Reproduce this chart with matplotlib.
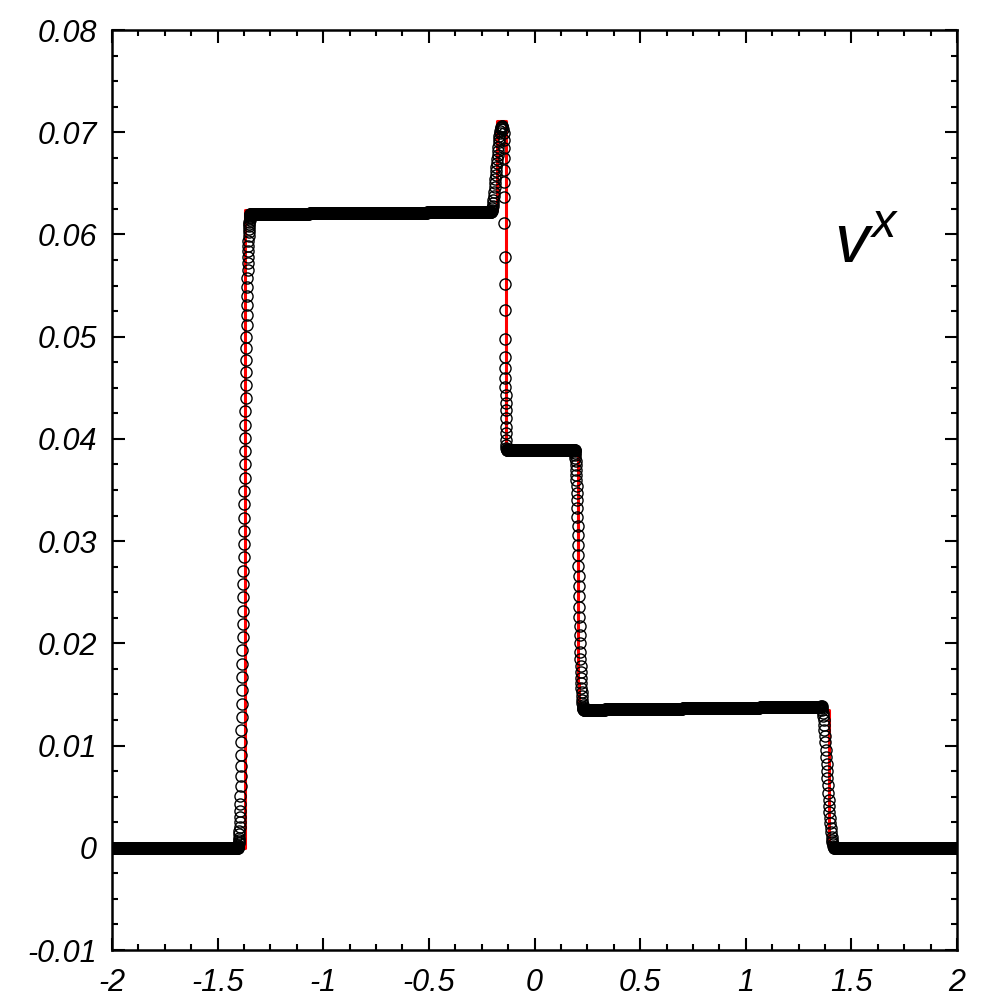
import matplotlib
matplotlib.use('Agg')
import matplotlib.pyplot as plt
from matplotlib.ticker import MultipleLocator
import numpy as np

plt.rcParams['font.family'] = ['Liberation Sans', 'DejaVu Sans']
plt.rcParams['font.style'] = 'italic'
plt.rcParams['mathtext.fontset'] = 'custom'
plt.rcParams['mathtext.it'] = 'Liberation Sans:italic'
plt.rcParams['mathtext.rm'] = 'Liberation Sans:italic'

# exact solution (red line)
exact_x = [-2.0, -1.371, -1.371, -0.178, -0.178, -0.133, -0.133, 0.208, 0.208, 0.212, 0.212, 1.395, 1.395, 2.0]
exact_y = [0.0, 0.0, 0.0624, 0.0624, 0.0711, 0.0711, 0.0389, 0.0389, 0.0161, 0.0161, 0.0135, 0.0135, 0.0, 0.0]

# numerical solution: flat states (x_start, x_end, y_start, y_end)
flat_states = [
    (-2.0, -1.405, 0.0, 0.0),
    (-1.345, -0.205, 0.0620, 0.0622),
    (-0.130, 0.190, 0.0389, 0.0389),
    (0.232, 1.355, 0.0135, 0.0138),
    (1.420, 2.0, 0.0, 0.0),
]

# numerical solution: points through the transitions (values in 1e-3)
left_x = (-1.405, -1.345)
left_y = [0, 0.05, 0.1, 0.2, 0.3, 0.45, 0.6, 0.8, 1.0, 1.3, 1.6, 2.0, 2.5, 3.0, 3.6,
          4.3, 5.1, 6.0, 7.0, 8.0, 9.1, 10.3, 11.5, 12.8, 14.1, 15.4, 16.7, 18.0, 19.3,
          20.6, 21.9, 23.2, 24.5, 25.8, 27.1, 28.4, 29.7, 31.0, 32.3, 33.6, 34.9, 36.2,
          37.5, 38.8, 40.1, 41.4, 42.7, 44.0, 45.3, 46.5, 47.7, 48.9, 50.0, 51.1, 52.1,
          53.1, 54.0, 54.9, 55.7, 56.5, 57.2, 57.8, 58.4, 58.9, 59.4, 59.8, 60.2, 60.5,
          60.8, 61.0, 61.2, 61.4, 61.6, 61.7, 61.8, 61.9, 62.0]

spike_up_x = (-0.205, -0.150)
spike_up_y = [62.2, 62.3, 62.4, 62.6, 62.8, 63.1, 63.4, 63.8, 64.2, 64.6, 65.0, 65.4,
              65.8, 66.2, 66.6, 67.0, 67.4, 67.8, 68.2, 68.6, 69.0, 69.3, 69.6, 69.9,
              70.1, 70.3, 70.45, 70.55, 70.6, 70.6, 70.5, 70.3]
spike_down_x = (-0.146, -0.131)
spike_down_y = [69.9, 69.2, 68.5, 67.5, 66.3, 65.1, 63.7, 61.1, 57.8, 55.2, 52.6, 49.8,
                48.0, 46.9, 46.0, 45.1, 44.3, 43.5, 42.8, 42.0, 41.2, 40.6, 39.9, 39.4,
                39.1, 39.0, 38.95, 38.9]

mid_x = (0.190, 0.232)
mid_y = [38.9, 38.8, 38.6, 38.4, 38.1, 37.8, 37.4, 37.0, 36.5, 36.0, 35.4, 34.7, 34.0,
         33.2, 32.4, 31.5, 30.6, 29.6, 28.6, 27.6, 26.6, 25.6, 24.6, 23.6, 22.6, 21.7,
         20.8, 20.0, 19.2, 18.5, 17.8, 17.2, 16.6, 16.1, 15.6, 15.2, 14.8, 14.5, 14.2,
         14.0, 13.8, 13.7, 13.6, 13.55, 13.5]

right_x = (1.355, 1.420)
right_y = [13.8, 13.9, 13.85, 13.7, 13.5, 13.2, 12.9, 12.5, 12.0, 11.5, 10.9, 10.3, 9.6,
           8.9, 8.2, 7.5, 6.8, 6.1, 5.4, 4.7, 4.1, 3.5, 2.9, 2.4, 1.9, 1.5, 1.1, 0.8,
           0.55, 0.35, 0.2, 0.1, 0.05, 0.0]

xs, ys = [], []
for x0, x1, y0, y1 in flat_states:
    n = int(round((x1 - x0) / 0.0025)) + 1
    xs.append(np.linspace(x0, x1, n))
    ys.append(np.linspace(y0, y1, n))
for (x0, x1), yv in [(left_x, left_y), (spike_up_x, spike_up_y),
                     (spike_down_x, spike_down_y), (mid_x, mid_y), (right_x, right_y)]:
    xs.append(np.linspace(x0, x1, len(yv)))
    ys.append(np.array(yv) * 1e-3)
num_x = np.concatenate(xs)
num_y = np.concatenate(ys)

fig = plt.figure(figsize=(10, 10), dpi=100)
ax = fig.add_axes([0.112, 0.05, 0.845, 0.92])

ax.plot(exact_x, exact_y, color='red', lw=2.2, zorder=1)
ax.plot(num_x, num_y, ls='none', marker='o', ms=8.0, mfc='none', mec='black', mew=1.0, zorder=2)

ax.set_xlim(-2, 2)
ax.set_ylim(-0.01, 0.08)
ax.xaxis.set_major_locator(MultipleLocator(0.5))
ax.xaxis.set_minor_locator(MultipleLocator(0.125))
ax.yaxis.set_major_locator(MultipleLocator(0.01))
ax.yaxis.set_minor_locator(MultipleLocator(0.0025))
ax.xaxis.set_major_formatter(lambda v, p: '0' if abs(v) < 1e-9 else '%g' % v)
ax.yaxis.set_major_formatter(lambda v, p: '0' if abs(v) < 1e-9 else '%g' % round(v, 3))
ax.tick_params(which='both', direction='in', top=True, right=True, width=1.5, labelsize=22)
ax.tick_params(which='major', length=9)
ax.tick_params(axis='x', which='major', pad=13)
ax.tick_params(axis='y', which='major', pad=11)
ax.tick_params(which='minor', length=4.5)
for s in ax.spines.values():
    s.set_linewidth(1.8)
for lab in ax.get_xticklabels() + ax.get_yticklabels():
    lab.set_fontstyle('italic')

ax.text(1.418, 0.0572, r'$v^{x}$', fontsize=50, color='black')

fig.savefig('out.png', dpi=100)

> Task goal:
Images in the data above are to be skipped. Retype all other material exactly.

> In response:
Reproduce this chart with matplotlib.
import matplotlib
matplotlib.use('Agg')
import matplotlib.pyplot as plt
from matplotlib.ticker import MultipleLocator
import numpy as np

plt.rcParams['font.family'] = ['Liberation Sans', 'DejaVu Sans']
plt.rcParams['font.style'] = 'italic'
plt.rcParams['mathtext.fontset'] = 'custom'
plt.rcParams['mathtext.it'] = 'Liberation Sans:italic'
plt.rcParams['mathtext.rm'] = 'Liberation Sans:italic'

# exact solution (red line)
exact_x = [-2.0, -1.371, -1.371, -0.178, -0.178, -0.133, -0.133, 0.208, 0.208, 0.212, 0.212, 1.395, 1.395, 2.0]
exact_y = [0.0, 0.0, 0.0624, 0.0624, 0.0711, 0.0711, 0.0389, 0.0389, 0.0161, 0.0161, 0.0135, 0.0135, 0.0, 0.0]

# numerical solution: flat states (x_start, x_end, y_start, y_end)
flat_states = [
    (-2.0, -1.405, 0.0, 0.0),
    (-1.345, -0.205, 0.0620, 0.0622),
    (-0.130, 0.190, 0.0389, 0.0389),
    (0.232, 1.355, 0.0135, 0.0138),
    (1.420, 2.0, 0.0, 0.0),
]

# numerical solution: points through the transitions (values in 1e-3)
left_x = (-1.405, -1.345)
left_y = [0, 0.05, 0.1, 0.2, 0.3, 0.45, 0.6, 0.8, 1.0, 1.3, 1.6, 2.0, 2.5, 3.0, 3.6,
          4.3, 5.1, 6.0, 7.0, 8.0, 9.1, 10.3, 11.5, 12.8, 14.1, 15.4, 16.7, 18.0, 19.3,
          20.6, 21.9, 23.2, 24.5, 25.8, 27.1, 28.4, 29.7, 31.0, 32.3, 33.6, 34.9, 36.2,
          37.5, 38.8, 40.1, 41.4, 42.7, 44.0, 45.3, 46.5, 47.7, 48.9, 50.0, 51.1, 52.1,
          53.1, 54.0, 54.9, 55.7, 56.5, 57.2, 57.8, 58.4, 58.9, 59.4, 59.8, 60.2, 60.5,
          60.8, 61.0, 61.2, 61.4, 61.6, 61.7, 61.8, 61.9, 62.0]

spike_up_x = (-0.205, -0.150)
spike_up_y = [62.2, 62.3, 62.4, 62.6, 62.8, 63.1, 63.4, 63.8, 64.2, 64.6, 65.0, 65.4,
              65.8, 66.2, 66.6, 67.0, 67.4, 67.8, 68.2, 68.6, 69.0, 69.3, 69.6, 69.9,
              70.1, 70.3, 70.45, 70.55, 70.6, 70.6, 70.5, 70.3]
spike_down_x = (-0.146, -0.131)
spike_down_y = [69.9, 69.2, 68.5, 67.5, 66.3, 65.1, 63.7, 61.1, 57.8, 55.2, 52.6, 49.8,
                48.0, 46.9, 46.0, 45.1, 44.3, 43.5, 42.8, 42.0, 41.2, 40.6, 39.9, 39.4,
                39.1, 39.0, 38.95, 38.9]

mid_x = (0.190, 0.232)
mid_y = [38.9, 38.8, 38.6, 38.4, 38.1, 37.8, 37.4, 37.0, 36.5, 36.0, 35.4, 34.7, 34.0,
         33.2, 32.4, 31.5, 30.6, 29.6, 28.6, 27.6, 26.6, 25.6, 24.6, 23.6, 22.6, 21.7,
         20.8, 20.0, 19.2, 18.5, 17.8, 17.2, 16.6, 16.1, 15.6, 15.2, 14.8, 14.5, 14.2,
         14.0, 13.8, 13.7, 13.6, 13.55, 13.5]

right_x = (1.355, 1.420)
right_y = [13.8, 13.9, 13.85, 13.7, 13.5, 13.2, 12.9, 12.5, 12.0, 11.5, 10.9, 10.3, 9.6,
           8.9, 8.2, 7.5, 6.8, 6.1, 5.4, 4.7, 4.1, 3.5, 2.9, 2.4, 1.9, 1.5, 1.1, 0.8,
           0.55, 0.35, 0.2, 0.1, 0.05, 0.0]

xs, ys = [], []
for x0, x1, y0, y1 in flat_states:
    n = int(round((x1 - x0) / 0.0025)) + 1
    xs.append(np.linspace(x0, x1, n))
    ys.append(np.linspace(y0, y1, n))
for (x0, x1), yv in [(left_x, left_y), (spike_up_x, spike_up_y),
                     (spike_down_x, spike_down_y), (mid_x, mid_y), (right_x, right_y)]:
    xs.append(np.linspace(x0, x1, len(yv)))
    ys.append(np.array(yv) * 1e-3)
num_x = np.concatenate(xs)
num_y = np.concatenate(ys)

fig = plt.figure(figsize=(10, 10), dpi=100)
ax = fig.add_axes([0.112, 0.05, 0.845, 0.92])

ax.plot(exact_x, exact_y, color='red', lw=2.2, zorder=1)
ax.plot(num_x, num_y, ls='none', marker='o', ms=8.0, mfc='none', mec='black', mew=1.0, zorder=2)

ax.set_xlim(-2, 2)
ax.set_ylim(-0.01, 0.08)
ax.xaxis.set_major_locator(MultipleLocator(0.5))
ax.xaxis.set_minor_locator(MultipleLocator(0.125))
ax.yaxis.set_major_locator(MultipleLocator(0.01))
ax.yaxis.set_minor_locator(MultipleLocator(0.0025))
ax.xaxis.set_major_formatter(lambda v, p: '0' if abs(v) < 1e-9 else '%g' % v)
ax.yaxis.set_major_formatter(lambda v, p: '0' if abs(v) < 1e-9 else '%g' % round(v, 3))
ax.tick_params(which='both', direction='in', top=True, right=True, width=1.5, labelsize=22)
ax.tick_params(which='major', length=9)
ax.tick_params(axis='x', which='major', pad=13)
ax.tick_params(axis='y', which='major', pad=11)
ax.tick_params(which='minor', length=4.5)
for s in ax.spines.values():
    s.set_linewidth(1.8)
for lab in ax.get_xticklabels() + ax.get_yticklabels():
    lab.set_fontstyle('italic')

ax.text(1.418, 0.0572, r'$v^{x}$', fontsize=50, color='black')

fig.savefig('out.png', dpi=100)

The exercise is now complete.